JOB >>
Extract the lines of the material below, beginning with the first and ending with the line that holds "import * as". Skip every picture.

DATASET EXCERPT >>
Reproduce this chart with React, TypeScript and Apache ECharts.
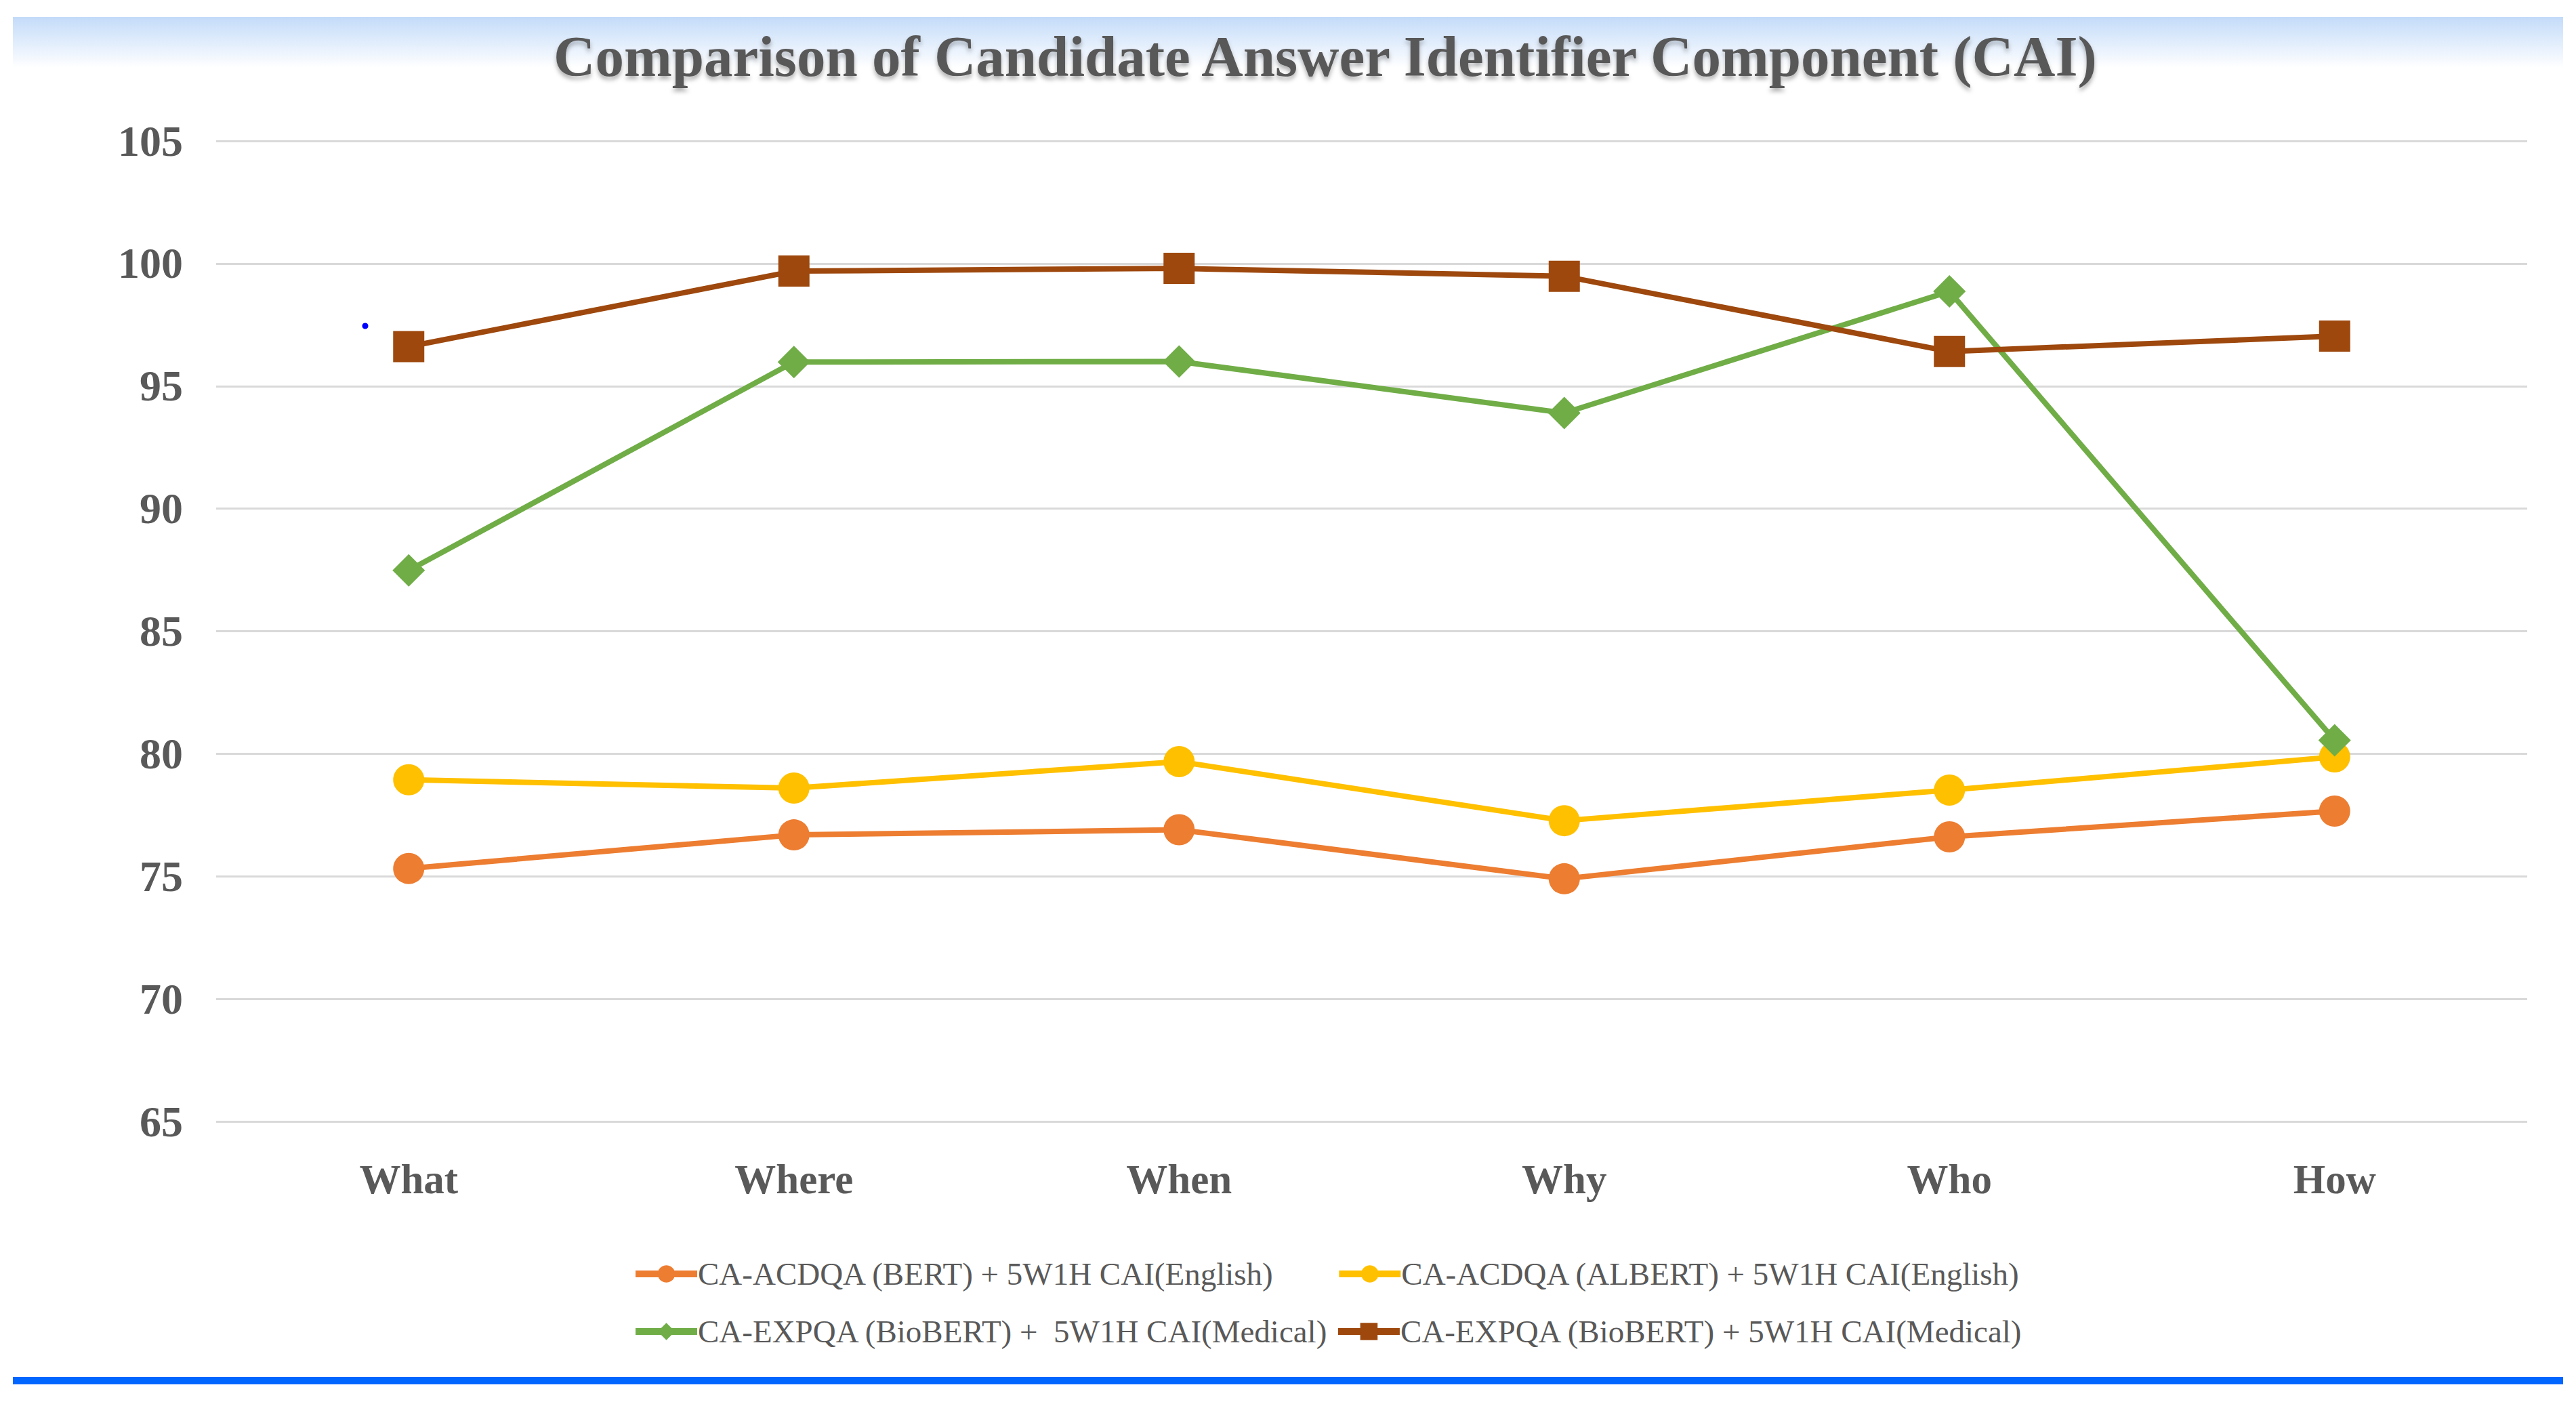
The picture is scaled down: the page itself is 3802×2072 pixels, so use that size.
import React, { useEffect, useRef } from "react";
import * as echarts from "echarts";

const categories = ["What", "Where", "When", "Why", "Who", "How"];
const seriesNames = [
  "CA-ACDQA (BERT) + 5W1H CAI(English)",
  "CA-ACDQA (ALBERT) + 5W1H CAI(English)",
  "CA-EXPQA (BioBERT) +  5W1H CAI(Medical)",
  "CA-EXPQA (BioBERT) + 5W1H CAI(Medical)",
];
const bertEnglish = [75.32, 76.69, 76.9, 74.9, 76.61, 77.66];
const albertEnglish = [78.94, 78.6, 79.68, 77.27, 78.52, 79.87];
const bioBertMedicalA = [87.48, 95.98, 96.0, 93.9, 98.86, 80.55];
const bioBertMedicalB = [96.61, 99.69, 99.8, 99.48, 96.41, 97.04];
const yTicks = { min: 65, max: 105, interval: 5 };
const chartTitle = "Comparison of Candidate Answer Identifier Component (CAI)";

const FONT = "'Liberation Serif', 'Times New Roman', serif";
const GRAY = "#595959";
const colors = ["#ED7D31", "#FFC000", "#70AD47", "#9E480E"];
const symbols = ["circle", "circle", "diamond", "rect"];

export default function App() {
  const ref = useRef<HTMLDivElement>(null);
  useEffect(() => {
    document.body.style.margin = "0";
    document.body.style.overflow = "hidden";
    if (!ref.current) return;
    const chart = echarts.init(ref.current, undefined, { renderer: "svg" });
    const values = [bertEnglish, albertEnglish, bioBertMedicalA, bioBertMedicalB];
    chart.setOption({
      animation: false,
      backgroundColor: "#ffffff",
      textStyle: { fontFamily: FONT },
      title: {
        text: chartTitle,
        left: 812,
        top: 35,
        textStyle: {
          fontFamily: FONT,
          fontSize: 85,
          fontWeight: "bold",
          color: GRAY,
          textShadowColor: "rgba(0,0,0,0.3)",
          textShadowBlur: 6,
          textShadowOffsetY: 5,
        },
      },
      graphic: [
        {
          type: "rect",
          z: -10,
          shape: { x: 19, y: 25, width: 3764, height: 75 },
          style: {
            fill: new echarts.graphic.LinearGradient(0, 0, 0, 1, [
              { offset: 0, color: "#c3dbf9" },
              { offset: 1, color: "#ffffff" },
            ]),
          },
        },
        {
          type: "rect",
          shape: { x: 19, y: 2032, width: 3764, height: 11 },
          style: { fill: "#0066FF" },
        },
        {
          type: "circle",
          shape: { cx: 539, cy: 481, r: 4.5 },
          style: { fill: "#0000FF" },
        },
      ],
      legend: [
        {
          data: [seriesNames[0], seriesNames[1]],
          left: 928,
          top: 1850,
          itemGap: 90,
          itemWidth: 91,
          itemHeight: 32,
          lineStyle: { width: 10 },
          textStyle: { fontFamily: FONT, fontSize: 47, color: GRAY, lineHeight: 50, padding: [0, 0, 0, -4] },
        },
        {
          data: [seriesNames[2], seriesNames[3]],
          left: 928,
          top: 1935,
          itemGap: 9,
          itemWidth: 91,
          itemHeight: 32,
          lineStyle: { width: 10 },
          textStyle: { fontFamily: FONT, fontSize: 47, color: GRAY, lineHeight: 50, padding: [0, 0, 0, -4] },
        },
      ],
      grid: { left: 319, right: 72, top: 208, bottom: 417, containLabel: false },
      xAxis: {
        type: "category",
        data: categories,
        boundaryGap: true,
        axisLine: { show: false },
        axisTick: { show: false },
        axisLabel: {
          fontFamily: FONT,
          fontSize: 61,
          fontWeight: "bold",
          color: GRAY,
          margin: 55,
        },
      },
      yAxis: {
        type: "value",
        min: yTicks.min,
        max: yTicks.max,
        interval: yTicks.interval,
        axisLine: { show: false },
        axisTick: { show: false },
        axisLabel: {
          fontFamily: FONT,
          fontSize: 64,
          fontWeight: "bold",
          color: GRAY,
          margin: 49,
        },
        splitLine: { lineStyle: { color: "#d9d9d9", width: 3 } },
      },
      series: seriesNames.map((name, i) => ({
        name,
        type: "line",
        data: values[i],
        symbol: symbols[i],
        symbolSize: i === 2 ? 48 : 46,
        color: colors[i],
        lineStyle: { color: colors[i], width: 8 },
        itemStyle: { color: colors[i] },
        z: 2 + i,
      })),
    });
    return () => chart.dispose();
  }, []);
  return <div ref={ref} style={{ width: 3802, height: 2072 }} />;
}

THE SOLUTION >>
Reproduce this chart with React, TypeScript and Apache ECharts.
The picture is scaled down: the page itself is 3802×2072 pixels, so use that size.
import React, { useEffect, useRef } from "react";
import * as echarts from "echarts";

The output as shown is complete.